What is the relationship between DefaultInfo and PyInfo


It's not clear to me what the difference between the DefaultInfo runfiles's transitive_files and PyInfo transitive_sources are. Are they redundant or is there an important difference?

For example, I have a custom starlark rule which I want to conform as a PyInfo provider, but I want to add an additional provider so I can't use the native py_library rule.

    transitive_sources = [dep[PyInfo].transitive_sources for dep in ctx.attr.deps]
    return struct(providers = [
        DefaultInfo(
            files = depset(sources + outs),
            runfiles = ctx.runfiles(files = sources + outs, transitive_files = transitive_sources)
        ),
        PyInfo(
            transitive_sources = depset(direct = sources + outs, transitive = transitive_sources),
            imports = depset(
                direct = [_path_join(ctx.workspace_name, ctx.label.package, im) for im in ctx.attr.imports],
                transitive = [dep[PyInfo].imports for dep in ctx.attr.deps]
            )
        ),
        _EggLibraryInfo(aditional_info="other stuff"),
    ])

I'm creating redundant depsets to satisfy these providers, which makes me think maybe I'm doing it wrong.

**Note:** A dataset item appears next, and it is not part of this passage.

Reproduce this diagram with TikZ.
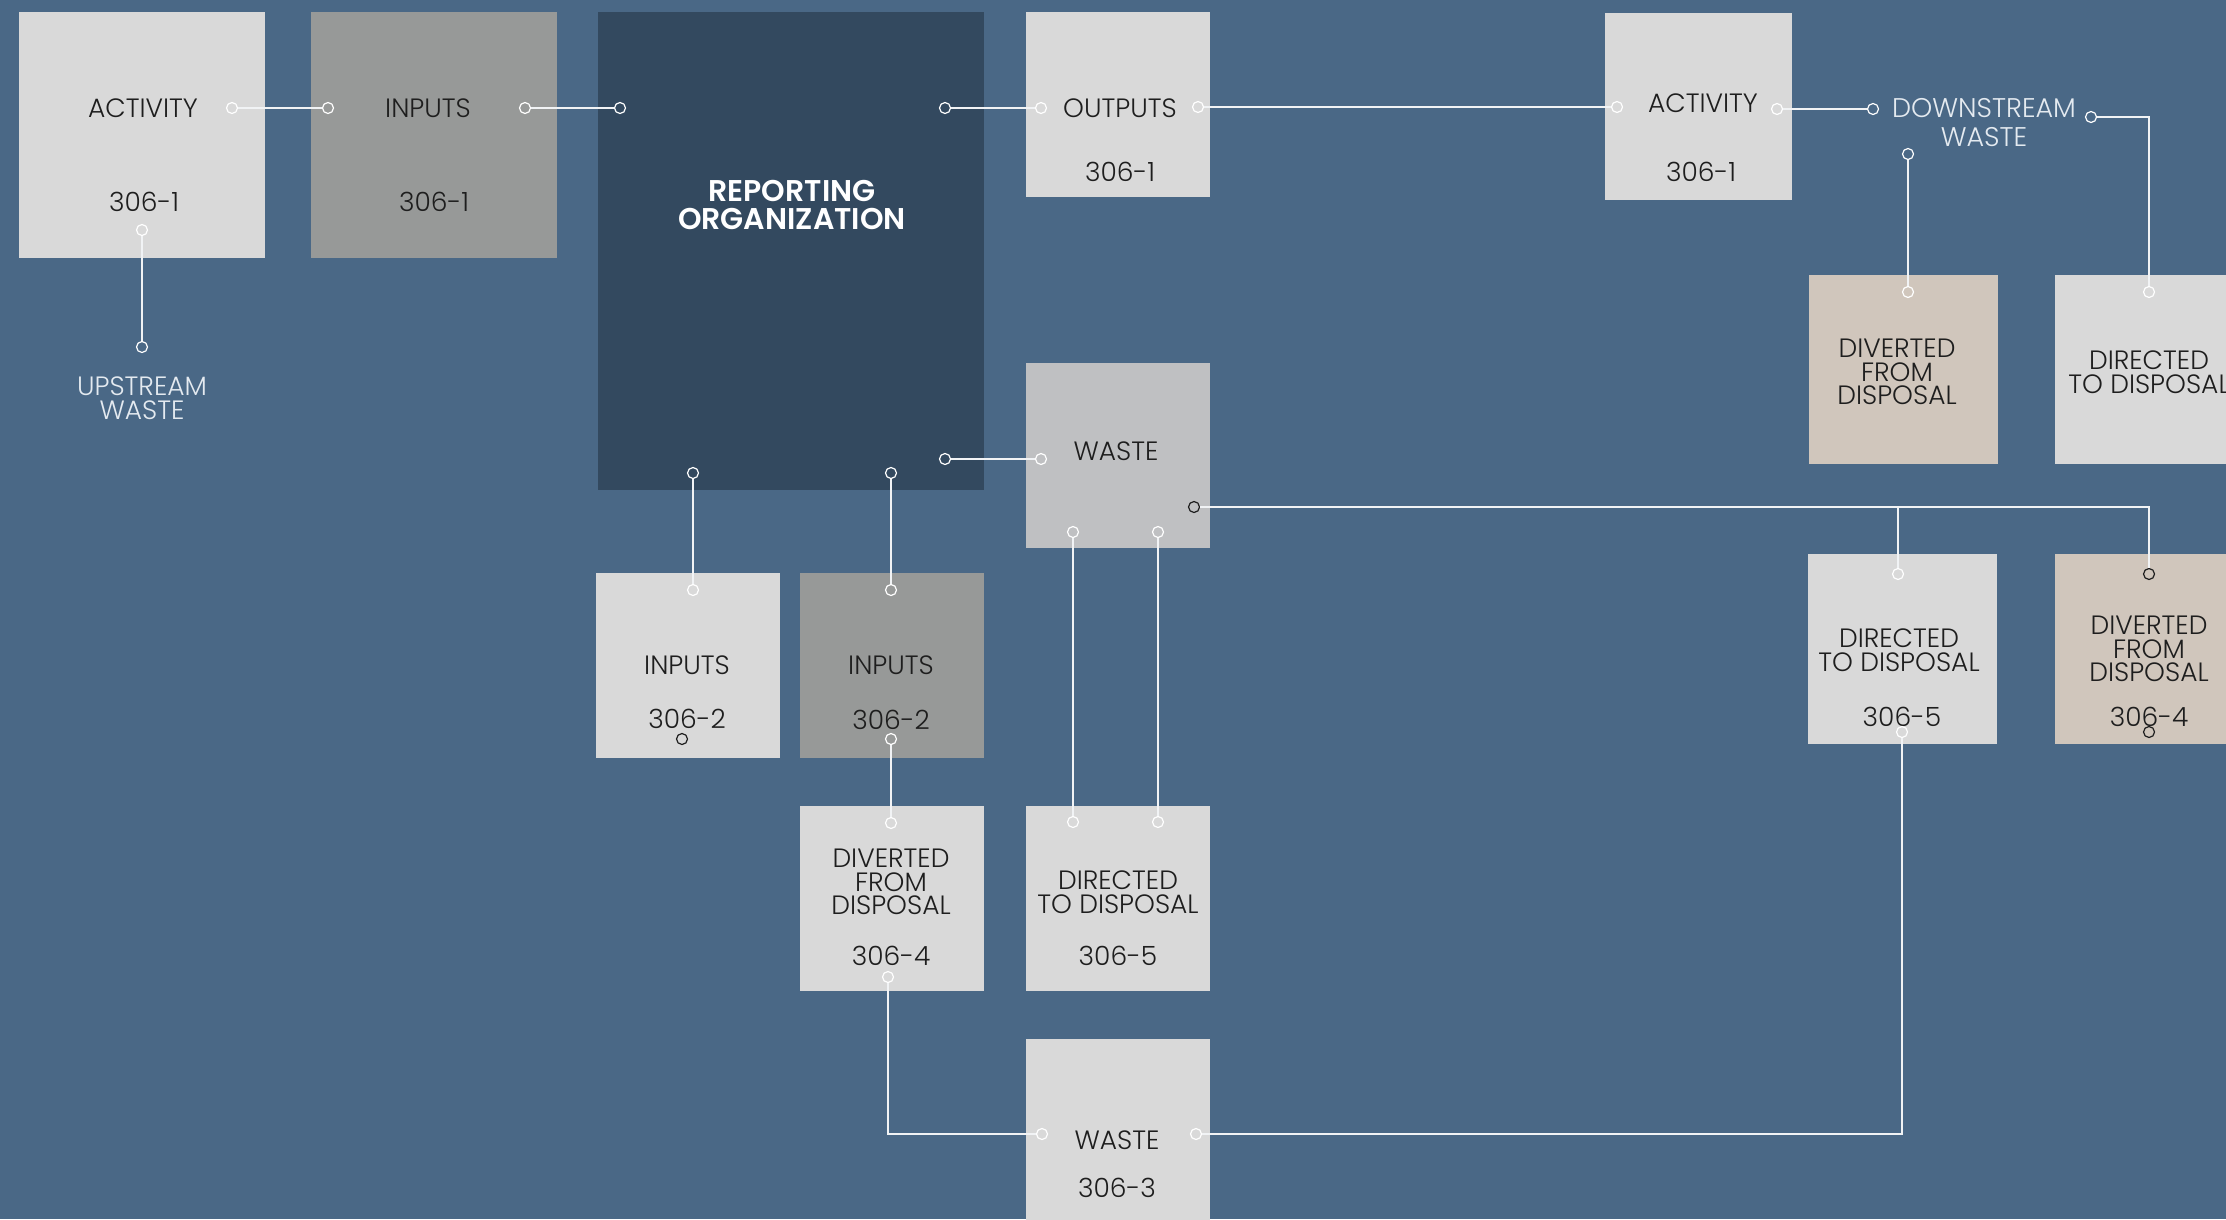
\documentclass[tikz,border=0pt]{standalone}
\usepackage{fontspec}
\setmainfont{Poppins}[UprightFont=* Light, BoldFont=* SemiBold]
\usepackage{xcolor}
\usetikzlibrary{arrows}
\definecolor{bg}{RGB}{74,104,134}
\definecolor{orgc}{RGB}{51,73,95}
\definecolor{light}{RGB}{217,217,217}
\definecolor{grey}{RGB}{151,153,152}
\definecolor{wastec}{RGB}{191,192,194}
\definecolor{beige}{RGB}{208,198,188}
\definecolor{ink}{RGB}{30,30,30}
\definecolor{pale}{RGB}{228,234,240}

\newcommand{\panel}[6]{\node[box, fill=#2, minimum width={#5-#3}, minimum height={#6-#4}, anchor=north west] (#1) at (#3,#4) {};}

\begin{document}
\begin{tikzpicture}[x=1pt, y=-1pt,
    box/.style={rectangle, inner sep=0pt, outer sep=0pt},
    txt/.style={inner sep=0pt, align=center, text=ink, font=\fontsize{26.5}{23.5}\selectfont},
    ptxt/.style={txt, text=pale},
    port/.style={circle, draw=white, line width=1.2pt, inner sep=0pt, minimum size=11pt},
    dport/.style={port, draw=ink},
    wire/.style={draw=white!92!bg, line width=1.2pt}]
    \fill[bg] (0,0) rectangle (2226,1219);
    \useasboundingbox (0,0) rectangle (2226,1219);

    \panel{act1}{light}{19}{12}{265}{258}
    \panel{inp1}{grey}{311}{12}{557}{258}
    \panel{org}{orgc}{598}{12}{984}{490}
    \panel{out1}{light}{1026}{12}{1210}{197}
    \panel{wst}{wastec}{1026}{363}{1210}{548}
    \panel{inp2a}{light}{596}{573}{780}{758}
    \panel{inp2b}{grey}{800}{573}{984}{758}
    \panel{div4}{light}{800}{806}{984}{991}
    \panel{dir5}{light}{1026}{806}{1210}{991}
    \panel{wst3}{light}{1026}{1039}{1210}{1225}
    \panel{act2}{light}{1605}{13}{1792}{200}
    \panel{divd}{beige}{1809}{275}{1998}{464}
    \panel{dird}{light}{2055}{275}{2244}{464}
    \panel{dir5b}{light}{1808}{554}{1997}{744}
    \panel{div4b}{beige}{2055}{554}{2244}{744}

    \node[txt] (act1a) at (143,108) {ACTIVITY};
    \node[txt] (act1b) at (144,202) {306-1};
    \node[txt] (inp1a) at (428,108) {INPUTS};
    \node[txt] (inp1b) at (434,202) {306-1};
    \node[txt, text=white, font=\fontsize{30}{28.5}\selectfont\bfseries] (orga) at (792,205) {REPORTING\\ORGANIZATION};
    \node[txt] (out1a) at (1120,108) {OUTPUTS};
    \node[txt] (out1b) at (1120,172) {306-1};
    \node[txt] (wsta) at (1116,451) {WASTE};
    \node[txt] (inp2aa) at (687,665) {INPUTS};
    \node[txt] (inp2ab) at (687,719) {306-2};
    \node[txt] (inp2ba) at (891,665) {INPUTS};
    \node[txt] (inp2bb) at (891,720) {306-2};
    \node[txt] (div4a) at (891,882) {DIVERTED\\FROM\\DISPOSAL};
    \node[txt] (div4n) at (891,956) {306-4};
    \node[txt] (dir5a) at (1118,892) {DIRECTED\\TO DISPOSAL};
    \node[txt] (dir5n) at (1118,956) {306-5};
    \node[txt] (wst3a) at (1117,1140) {WASTE};
    \node[txt] (wst3b) at (1117,1188) {306-3};
    \node[txt] (act2a) at (1703,103) {ACTIVITY};
    \node[txt] (act2b) at (1701,172) {306-1};
    \node[ptxt, font=\fontsize{27}{29}\selectfont] (dstxt) at (1984,123) {DOWNSTREAM\\WASTE};
    \node[ptxt] (uptxt) at (142,398) {UPSTREAM\\WASTE};
    \node[txt] (divda) at (1897,372) {DIVERTED\\FROM\\DISPOSAL};
    \node[txt] (dirda) at (2149,372) {DIRECTED\\TO DISPOSAL};
    \node[txt] (dir5ba) at (1899,650) {DIRECTED\\TO DISPOSAL};
    \node[txt] (dir5bn) at (1902,717) {306-5};
    \node[txt] (div4ba) at (2149,649) {DIVERTED\\FROM\\DISPOSAL};
    \node[txt] (div4bn) at (2149,717) {306-4};

    \node[port] (a1r) at (232,108) {};
    \node[port] (a1b) at (142,230) {};
    \node[port] (upt) at (142,347) {};
    \node[port] (i1l) at (328,108) {};
    \node[port] (i1r) at (525,108) {};
    \node[port] (orgl) at (620,108) {};
    \node[port] (orgr) at (945,108) {};
    \node[port] (orgw) at (945,459) {};
    \node[port] (orgb1) at (693,473) {};
    \node[port] (orgb2) at (891,473) {};
    \node[port] (o1l) at (1041,108) {};
    \node[port] (o1r) at (1198,107) {};
    \node[port] (wl) at (1041,459) {};
    \node[dport] (wr) at (1194,507) {};
    \node[port] (wb1) at (1073,532) {};
    \node[port] (wb2) at (1158,532) {};
    \node[port] (i2at) at (693,590) {};
    \node[dport] (i2ab) at (682,739) {};
    \node[port] (i2bt) at (891,590) {};
    \node[port] (i2bb) at (891,739) {};
    \node[port] (d4t) at (891,823) {};
    \node[port] (d4b) at (888,977) {};
    \node[port] (d5t1) at (1073,822) {};
    \node[port] (d5t2) at (1158,822) {};
    \node[port] (w3l) at (1042,1134) {};
    \node[port] (w3r) at (1196,1134) {};
    \node[port] (a2l) at (1617,107) {};
    \node[port] (a2r) at (1777,109) {};
    \node[port] (dsl) at (1873,109) {};
    \node[port] (dsb) at (1908,154) {};
    \node[port] (dsr) at (2091,117) {};
    \node[port] (ddvt) at (1908,292) {};
    \node[port] (ddrt) at (2149,292) {};
    \node[port] (d5bt) at (1898,574) {};
    \node[port] (d5bb) at (1902,732) {};
    \node[dport] (d4bt) at (2149,574) {};
    \node[dport] (d4bb) at (2149,732) {};
    \coordinate (jn) at (d5bt |- wr);

    \draw[wire] (a1r) -- (i1l);
    \draw[wire] (i1r) -- (orgl);
    \draw[wire] (orgr) -- (o1l);
    \draw[wire] (o1r) -- (a2l);
    \draw[wire] (a2r) -- (dsl);
    \draw[wire] (a1b) -- (upt);
    \draw[wire] (orgw) -- (wl);
    \draw[wire] (orgb1) -- (i2at);
    \draw[wire] (orgb2) -- (i2bt);
    \draw[wire] (i2bb) -- (d4t);
    \draw[wire] (wb1) -- (d5t1);
    \draw[wire] (wb2) -- (d5t2);
    \draw[wire] (d4b) |- (w3l);
    \draw[wire] (w3r) -| (d5bb);
    \draw[wire] (wr) -| (d4bt);
    \draw[wire] (jn) -- (d5bt);
    \draw[wire] (dsb) -- (ddvt);
    \draw[wire] (dsr) -| (ddrt);
\end{tikzpicture}
\end{document}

I have also tried another method of looping over all the default_runfiles of the deps, and using runfiles.merge for DefaultInfo. For simple cases, these methods appear equivalent, but I don't know if there are other scenarios where the approaches would diverge.

The PyInfo documentation could use a section on how transitive_sources fits into DefaultInfo, and why additional mechanisms outside of runfiles needs to be provided. https://docs.bazel.build/versions/master/skylark/lib/PyInfo.html


Solution

  • DefaultInfo is a known type to Bazel:

    • files controls which files are built when you bazel build the target,
    • runfiles defines which files need to be present in the sandbox when executing the target.

    PyInfo is exclusively used by Python rules and is used to propagate metadata to consuming targets.

    My guess is that the duplication is necessary because the values may differ, so removing the duplication will either mean Bazel doesn't build/include the right files, or consuming Python rules are missing information.